### Work required
Leaving out every picture, quote the data below exactly as it appears.

### Supplied information
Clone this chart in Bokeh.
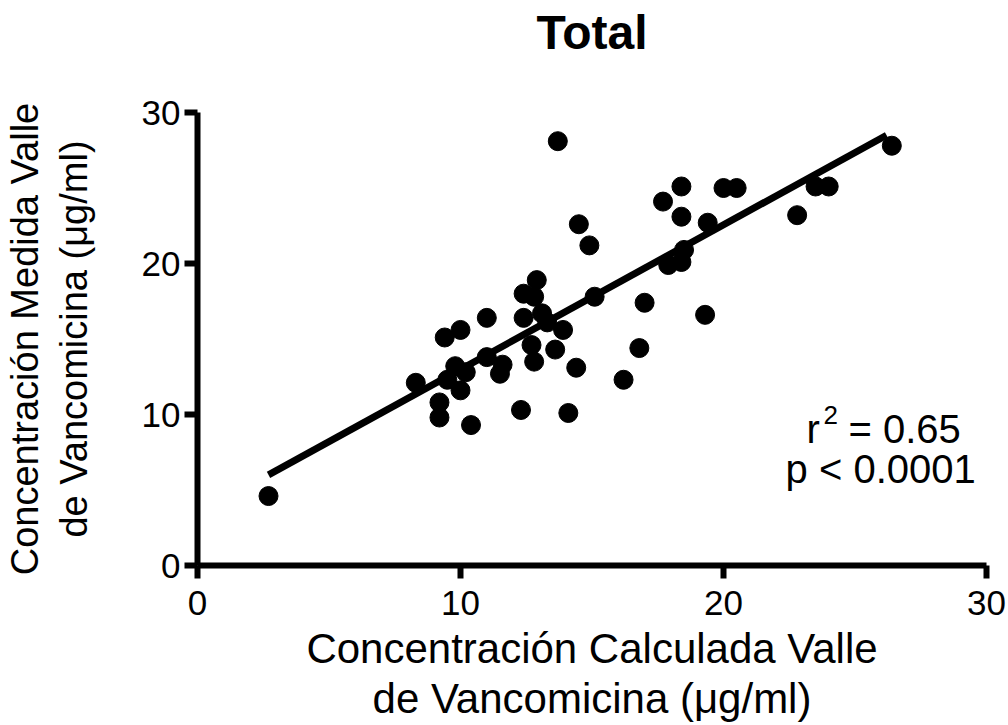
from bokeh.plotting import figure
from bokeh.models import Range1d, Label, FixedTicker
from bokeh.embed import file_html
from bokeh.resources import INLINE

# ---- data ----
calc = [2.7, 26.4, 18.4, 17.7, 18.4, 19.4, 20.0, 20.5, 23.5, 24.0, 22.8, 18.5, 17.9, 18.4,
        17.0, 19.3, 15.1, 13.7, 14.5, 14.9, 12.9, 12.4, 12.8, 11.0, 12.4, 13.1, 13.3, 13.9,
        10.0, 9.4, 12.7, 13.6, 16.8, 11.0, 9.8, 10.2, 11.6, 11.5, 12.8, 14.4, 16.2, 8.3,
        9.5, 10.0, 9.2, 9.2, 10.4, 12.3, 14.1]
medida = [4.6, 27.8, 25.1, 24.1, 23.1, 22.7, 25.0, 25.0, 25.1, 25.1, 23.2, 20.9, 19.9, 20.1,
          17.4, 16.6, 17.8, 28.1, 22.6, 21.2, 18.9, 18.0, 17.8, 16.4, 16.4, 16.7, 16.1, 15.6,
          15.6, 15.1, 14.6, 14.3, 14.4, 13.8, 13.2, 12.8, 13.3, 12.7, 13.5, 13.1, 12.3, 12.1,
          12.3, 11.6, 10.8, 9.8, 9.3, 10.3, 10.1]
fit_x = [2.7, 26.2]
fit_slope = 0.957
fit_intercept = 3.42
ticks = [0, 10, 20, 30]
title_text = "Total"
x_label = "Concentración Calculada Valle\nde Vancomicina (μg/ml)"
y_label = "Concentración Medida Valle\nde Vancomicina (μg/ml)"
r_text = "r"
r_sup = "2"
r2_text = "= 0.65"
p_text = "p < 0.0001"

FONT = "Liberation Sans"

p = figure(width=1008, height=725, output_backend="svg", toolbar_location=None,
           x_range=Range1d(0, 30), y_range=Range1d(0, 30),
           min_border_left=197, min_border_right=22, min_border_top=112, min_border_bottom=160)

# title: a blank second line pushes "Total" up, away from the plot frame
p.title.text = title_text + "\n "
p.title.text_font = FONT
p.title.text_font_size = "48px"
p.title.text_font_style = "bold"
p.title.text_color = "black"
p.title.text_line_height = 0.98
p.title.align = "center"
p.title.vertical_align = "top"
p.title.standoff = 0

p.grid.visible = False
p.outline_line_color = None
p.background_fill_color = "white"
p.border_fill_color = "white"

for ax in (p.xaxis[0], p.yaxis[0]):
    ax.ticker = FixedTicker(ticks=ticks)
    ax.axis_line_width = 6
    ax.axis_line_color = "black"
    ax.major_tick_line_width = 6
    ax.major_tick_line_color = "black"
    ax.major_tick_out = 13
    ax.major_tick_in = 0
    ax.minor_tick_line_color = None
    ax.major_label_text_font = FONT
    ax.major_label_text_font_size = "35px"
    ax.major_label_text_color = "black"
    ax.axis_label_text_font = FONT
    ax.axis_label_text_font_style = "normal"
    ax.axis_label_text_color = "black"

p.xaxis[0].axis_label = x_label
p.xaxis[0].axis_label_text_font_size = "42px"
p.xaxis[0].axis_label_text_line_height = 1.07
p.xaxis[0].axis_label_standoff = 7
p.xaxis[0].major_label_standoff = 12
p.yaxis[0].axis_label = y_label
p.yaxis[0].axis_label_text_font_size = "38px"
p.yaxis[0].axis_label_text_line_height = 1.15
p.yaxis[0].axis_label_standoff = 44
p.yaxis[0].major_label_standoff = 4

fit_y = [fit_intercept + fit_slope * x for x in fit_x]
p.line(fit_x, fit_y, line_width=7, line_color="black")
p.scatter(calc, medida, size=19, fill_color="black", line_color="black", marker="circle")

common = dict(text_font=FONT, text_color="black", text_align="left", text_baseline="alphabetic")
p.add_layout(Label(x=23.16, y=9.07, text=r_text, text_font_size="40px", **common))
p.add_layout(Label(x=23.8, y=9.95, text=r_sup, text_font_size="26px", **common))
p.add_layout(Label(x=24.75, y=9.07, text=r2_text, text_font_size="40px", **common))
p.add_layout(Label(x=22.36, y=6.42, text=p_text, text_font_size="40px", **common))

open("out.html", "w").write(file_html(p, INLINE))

### Response to the task
Clone this chart in Bokeh.
from bokeh.plotting import figure
from bokeh.models import Range1d, Label, FixedTicker
from bokeh.embed import file_html
from bokeh.resources import INLINE

# ---- data ----
calc = [2.7, 26.4, 18.4, 17.7, 18.4, 19.4, 20.0, 20.5, 23.5, 24.0, 22.8, 18.5, 17.9, 18.4,
        17.0, 19.3, 15.1, 13.7, 14.5, 14.9, 12.9, 12.4, 12.8, 11.0, 12.4, 13.1, 13.3, 13.9,
        10.0, 9.4, 12.7, 13.6, 16.8, 11.0, 9.8, 10.2, 11.6, 11.5, 12.8, 14.4, 16.2, 8.3,
        9.5, 10.0, 9.2, 9.2, 10.4, 12.3, 14.1]
medida = [4.6, 27.8, 25.1, 24.1, 23.1, 22.7, 25.0, 25.0, 25.1, 25.1, 23.2, 20.9, 19.9, 20.1,
          17.4, 16.6, 17.8, 28.1, 22.6, 21.2, 18.9, 18.0, 17.8, 16.4, 16.4, 16.7, 16.1, 15.6,
          15.6, 15.1, 14.6, 14.3, 14.4, 13.8, 13.2, 12.8, 13.3, 12.7, 13.5, 13.1, 12.3, 12.1,
          12.3, 11.6, 10.8, 9.8, 9.3, 10.3, 10.1]
fit_x = [2.7, 26.2]
fit_slope = 0.957
fit_intercept = 3.42
ticks = [0, 10, 20, 30]
title_text = "Total"
x_label = "Concentración Calculada Valle\nde Vancomicina (μg/ml)"
y_label = "Concentración Medida Valle\nde Vancomicina (μg/ml)"
r_text = "r"
r_sup = "2"
r2_text = "= 0.65"
p_text = "p < 0.0001"

FONT = "Liberation Sans"

p = figure(width=1008, height=725, output_backend="svg", toolbar_location=None,
           x_range=Range1d(0, 30), y_range=Range1d(0, 30),
           min_border_left=197, min_border_right=22, min_border_top=112, min_border_bottom=160)

# title: a blank second line pushes "Total" up, away from the plot frame
p.title.text = title_text + "\n "
p.title.text_font = FONT
p.title.text_font_size = "48px"
p.title.text_font_style = "bold"
p.title.text_color = "black"
p.title.text_line_height = 0.98
p.title.align = "center"
p.title.vertical_align = "top"
p.title.standoff = 0

p.grid.visible = False
p.outline_line_color = None
p.background_fill_color = "white"
p.border_fill_color = "white"

for ax in (p.xaxis[0], p.yaxis[0]):
    ax.ticker = FixedTicker(ticks=ticks)
    ax.axis_line_width = 6
    ax.axis_line_color = "black"
    ax.major_tick_line_width = 6
    ax.major_tick_line_color = "black"
    ax.major_tick_out = 13
    ax.major_tick_in = 0
    ax.minor_tick_line_color = None
    ax.major_label_text_font = FONT
    ax.major_label_text_font_size = "35px"
    ax.major_label_text_color = "black"
    ax.axis_label_text_font = FONT
    ax.axis_label_text_font_style = "normal"
    ax.axis_label_text_color = "black"

p.xaxis[0].axis_label = x_label
p.xaxis[0].axis_label_text_font_size = "42px"
p.xaxis[0].axis_label_text_line_height = 1.07
p.xaxis[0].axis_label_standoff = 7
p.xaxis[0].major_label_standoff = 12
p.yaxis[0].axis_label = y_label
p.yaxis[0].axis_label_text_font_size = "38px"
p.yaxis[0].axis_label_text_line_height = 1.15
p.yaxis[0].axis_label_standoff = 44
p.yaxis[0].major_label_standoff = 4

fit_y = [fit_intercept + fit_slope * x for x in fit_x]
p.line(fit_x, fit_y, line_width=7, line_color="black")
p.scatter(calc, medida, size=19, fill_color="black", line_color="black", marker="circle")

common = dict(text_font=FONT, text_color="black", text_align="left", text_baseline="alphabetic")
p.add_layout(Label(x=23.16, y=9.07, text=r_text, text_font_size="40px", **common))
p.add_layout(Label(x=23.8, y=9.95, text=r_sup, text_font_size="26px", **common))
p.add_layout(Label(x=24.75, y=9.07, text=r2_text, text_font_size="40px", **common))
p.add_layout(Label(x=22.36, y=6.42, text=p_text, text_font_size="40px", **common))

open("out.html", "w").write(file_html(p, INLINE))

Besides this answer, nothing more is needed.